Bridging TV and social
As video grows to become a dominant medium on mobile, social platforms, Snapchat and others are making bets on premium content to attract more advertising dollars. In the past few months alone, Snap has either brokered or extended a variety of deals with media brands including Disney, NBC Universal and Turner to produce original video series for the Snapchat Discover portal.
Unfortunately for Snap, it is not alone in extending its video offerings past the user-to-user experience. Facebook, for example, is reportedly eyeing long-form, premium content and recently rolled out a set-top box application for TVs; Twitter plans to double down on its live video offerings this year as well.
Recent research by the firm Fluent also found that the majority of surveyed Snapchat users do not turn to the app to follow news, sports or entertainment. Snapchat’s core content model, which is focused on seconds-long video messages that disappear after 24 hours, also seems an odd fit for longer content.
However, just because the TV-like space is getting crowded doesn’t mean Snapchat’s premium output won’t attract eyeballs. The strength of Snap’s media partnerships — and the fact that the platform continues to attract new ones — signals that the best of what the app has in store is yet to come. And though Snap’s user base is relatively small at just over 150 million DAUs, it has shown to be dedicated.
More than a Spectacle?
When Snapchat officially re-branded as Snap Inc. in late September last year, it also introduced its first piece of hardware: the wearable sunglass-like Spectacles, which CEO Evan Spiegel referred to as a “toy” at the time.

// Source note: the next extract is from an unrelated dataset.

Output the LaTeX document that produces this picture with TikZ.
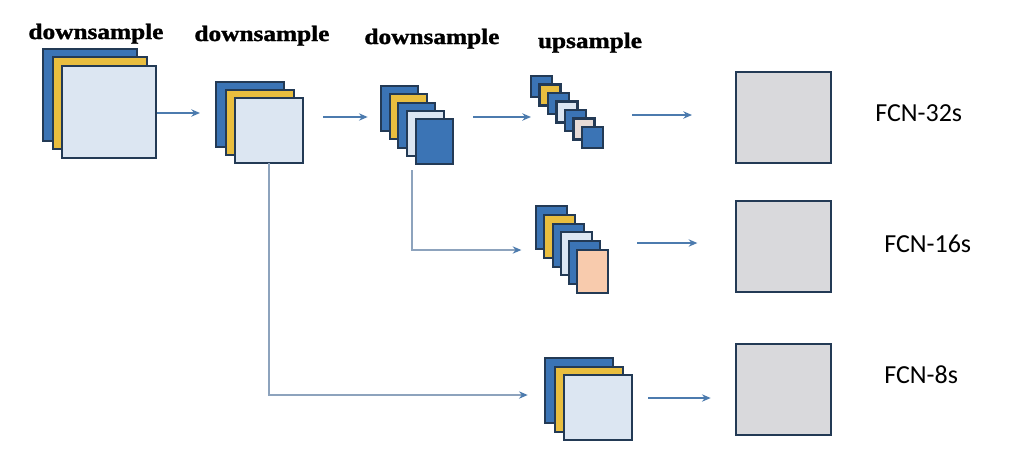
\documentclass[tikz,border=0pt]{standalone}
\usepackage{fontspec}
\setmainfont{Liberation Serif}
\newfontfamily\fcnfont{Carlito}
\newfontfamily\hdrfont[FakeBold=1.3]{Liberation Serif Bold}
\usetikzlibrary{arrows.meta}
\definecolor{edge}{HTML}{233A55}
\definecolor{cblue}{HTML}{3B74B5}
\definecolor{cyel}{HTML}{E9BE3F}
\definecolor{clight}{HTML}{DCE6F2}
\definecolor{cpeach}{HTML}{F8CBAD}
\definecolor{cgray}{HTML}{D9D9DC}
\definecolor{carrow}{HTML}{4C7BAE}
\definecolor{cthin}{HTML}{8DA3BD}
\tikzset{
  lay/.style={draw=edge, inner sep=0pt, outer sep=0pt, anchor=north west},
  thick3/.style={line width=2.2pt},
  thick2/.style={line width=1.6pt},
  lb/.style={lay, fill=cblue},
  ly/.style={lay, fill=cyel},
  ll/.style={lay, fill=clight},
  lp/.style={lay, fill=cpeach},
  lg/.style={lay, fill=cgray, thick3, minimum width=95*0.75pt, minimum height=91*0.75pt},
  bigsz/.style={thick3, minimum width=94*0.75pt, minimum height=92*0.75pt},
  midsz/.style={thick3, minimum width=68*0.75pt, minimum height=65*0.75pt},
  smsz/.style={thick2, minimum width=37*0.75pt, minimum height=45*0.75pt},
  upsz/.style={thick2, minimum width=21*0.75pt, minimum height=21*0.75pt},
  sxsz/.style={thick2, minimum width=31*0.75pt, minimum height=43*0.75pt},
  arr/.style={draw=carrow, line width=1.7pt, -{Stealth[length=6.5pt, width=5.5pt]}},
  thinarr/.style={draw=cthin, line width=1pt, -{Stealth[length=6.5pt, width=5.5pt, color=carrow]}},
  hdr/.style={font=\hdrfont\fontsize{16.5}{18}\selectfont, anchor=base, xscale=1.15, inner sep=0pt},
  fcn/.style={font=\fcnfont\fontsize{19.5}{22}\selectfont, anchor=west, inner sep=0pt},
}
\begin{document}
\begin{tikzpicture}[x=0.75pt, y=-0.75pt]
\useasboundingbox[fill=white] (0,0) rectangle (1012,468);

% headers
\node[hdr] (h1) at (96,39) {downsample};
\node[hdr] (h2) at (262,41) {downsample};
\node[hdr] (h3) at (432,44) {downsample};
\node[hdr] (h4) at (590,48) {upsample};

% block 1
\node[lb, bigsz] (b1a) at (43,49) {};
\node[ly, bigsz] (b1b) at (53,57) {};
\node[ll, bigsz] (b1c) at (62,66) {};

% block 2
\node[lb, midsz] (b2a) at (216,82) {};
\node[ly, midsz] (b2b) at (226,90) {};
\node[ll, midsz] (b2c) at (235,98) {};

% block 3
\node[lb, smsz] (b3a) at (381,86) {};
\node[ly, smsz] (b3b) at (390,94) {};
\node[lb, smsz] (b3c) at (398,103) {};
\node[ll, smsz] (b3d) at (407,111) {};
\node[lb, smsz] (b3e) at (416,119) {};

% upsample chain
\node[lb, upsz] (u1) at (531,76) {};
\node[ly, upsz] (u2) at (539.5,84.5) {};
\node[lb, upsz] (u3) at (548,93) {};
\node[ll, upsz] (u4) at (556.5,101.5) {};
\node[lb, upsz] (u5) at (565,110) {};
\node[lp, upsz, fill=clight!60!cpeach] (u6) at (573.5,118.5) {};
\node[lb, upsz] (u7) at (582,127) {};

% 16s block
\node[lb, sxsz] (s1) at (536,206) {};
\node[ly, sxsz] (s2) at (544,215) {};
\node[lb, sxsz] (s3) at (553,224) {};
\node[ll, sxsz] (s4) at (561,232) {};
\node[lb, sxsz] (s5) at (569,241) {};
\node[lp, sxsz] (s6) at (577,250) {};

% 8s block
\node[lb, midsz] (e1) at (545,358) {};
\node[ly, midsz] (e2) at (555,367) {};
\node[ll, midsz] (e3) at (564,375) {};

% outputs
\node[lg] (o1) at (736,72) {};
\node[lg] (o2) at (736,201) {};
\node[lg] (o3) at (736,344) {};

\node[fcn] (t1) at (875,113) {FCN-32s};
\node[fcn] (t2) at (884,244) {FCN-16s};
\node[fcn] (t3) at (884,375) {FCN-8s};

% arrows
\draw[arr, shorten <=1pt, shorten >=12pt] (b1c.east |- 0,113) -- (b2a.west |- 0,113);
\draw[arr, shorten <=15pt, shorten >=10pt] (b2c.east |- 0,117) -- (b3a.west |- 0,117);
\draw[arr, shorten <=15pt, shorten >=0pt] (b3e.east |- 0,117) -- (u1.west |- 0,117);
\draw[arr, shorten <=22pt, shorten >=33pt] (u7.east |- 0,115) -- (o1.west |- 0,115);
\draw[arr, shorten <=22pt, shorten >=29pt] (s6.east |- 0,243) -- (o2.west |- 0,243);
\draw[arr, shorten <=12pt, shorten >=19pt] (e3.east |- 0,398) -- (o3.west |- 0,398);

% skip connections
\draw[thinarr, shorten >=11pt] (412,0 |- b3e.south) ++(0,6) |- (s1.west |- 0,250);
\draw[thinarr, shorten >=13pt] (269,0 |- b2c.south) |- (e1.west |- 0,395);
\end{tikzpicture}
\end{document}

Spectacles initially saw a limited rollout via vending machine bots, but they’re now widely available for sale online in the U.S., suggesting they might become more of staple product than a one-off novelty, as originally implied.
Reports also suggest that Snap has been dabbling in everything from constructing drones to 360-degree cameras. As Snap hammers home the idea that its a “camera company” first and foremost, it’s not difficult to see more Snap-branded hardware arriving post-IPO.
The problem with hardware is that it rarely catches on with consumers. While Spectacles are hot at the moment, they also recall wearable flubs like Google Glass, which screamed potential but ended up being clunky or off-putting for end users.
However, if Snap is able to successfully create its own hardware system and keep users within it, it will have accomplished something no one else in the social space — and, indeed, few tech companies outside of Apple — have been able to.
“I’d love to see Snapchat continue to innovate and add more sponsored products to their offering,” said Pitts. “They’ve already shown that marketers don’t have to feel confined to traditional placements, and continuing to lead in this space will expand the opportunities for more engaging brand experiences.”